If a rule strongly limits where a player can go, that’s a good spot to start looking for deductions. In ordering games, for instance, what we at Blueprint LSAT call “blocks” can be very helpful when looking for deductions (e.g. “Namboko and Quilong are separated by exactly one person”). These types of rules also frequently lead to “scenarios,” in which there are a severely limited number of ways a game can work (say, only two places where that block can go); in those cases, it’s worth your while to make a quick hypothetical for each scenario, which will often lead to additional deductions.

2) Rules that interact with each other

You’re unlikely to find a deduction by looking at a single rule. However, if two or more rules interact in some way (most often by having a player in common), that’s a lot more likely to lead to deductions. When setting up a game, I’ll look over the rules to see whether any of them discuss the same player and, if so, what happens when you combine those rules.

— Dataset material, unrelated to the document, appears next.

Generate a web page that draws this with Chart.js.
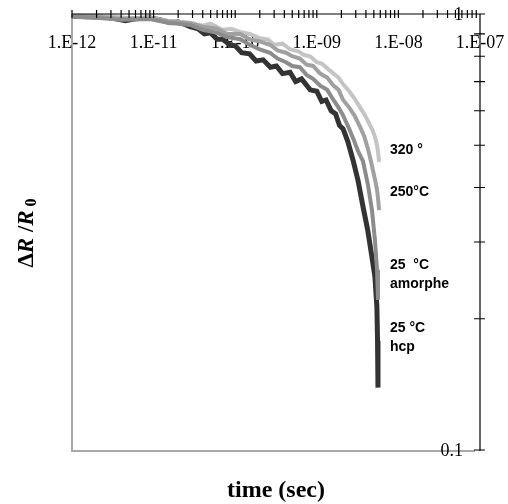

Finding deductions is a skill and, like any other skill, it takes a lot of practice. In order to train your brain to look for deductions, I recommend spending some of your study time doing the setup for an individual game, and then spending as much time as possible looking for deductions and scenarios until you’re positive you’ve found everything that can be found.
At that point, stop and look at an explanation for the game – for Blueprint students, I recommend watching the homework video explanation for that question, but if you’re using a different study method (it’s ok, we’ll forgive you) then you can just check out whatever explanation is available to you. If the explanation has deductions or scenarios that you didn’t notice, your job is to figure out why you missed those deductions the first time around. The idea, of course, is that you’ll start to get a better sense of what rules lead to deductions, and how to spot them – and soon you’ll become a deduction-finding machine.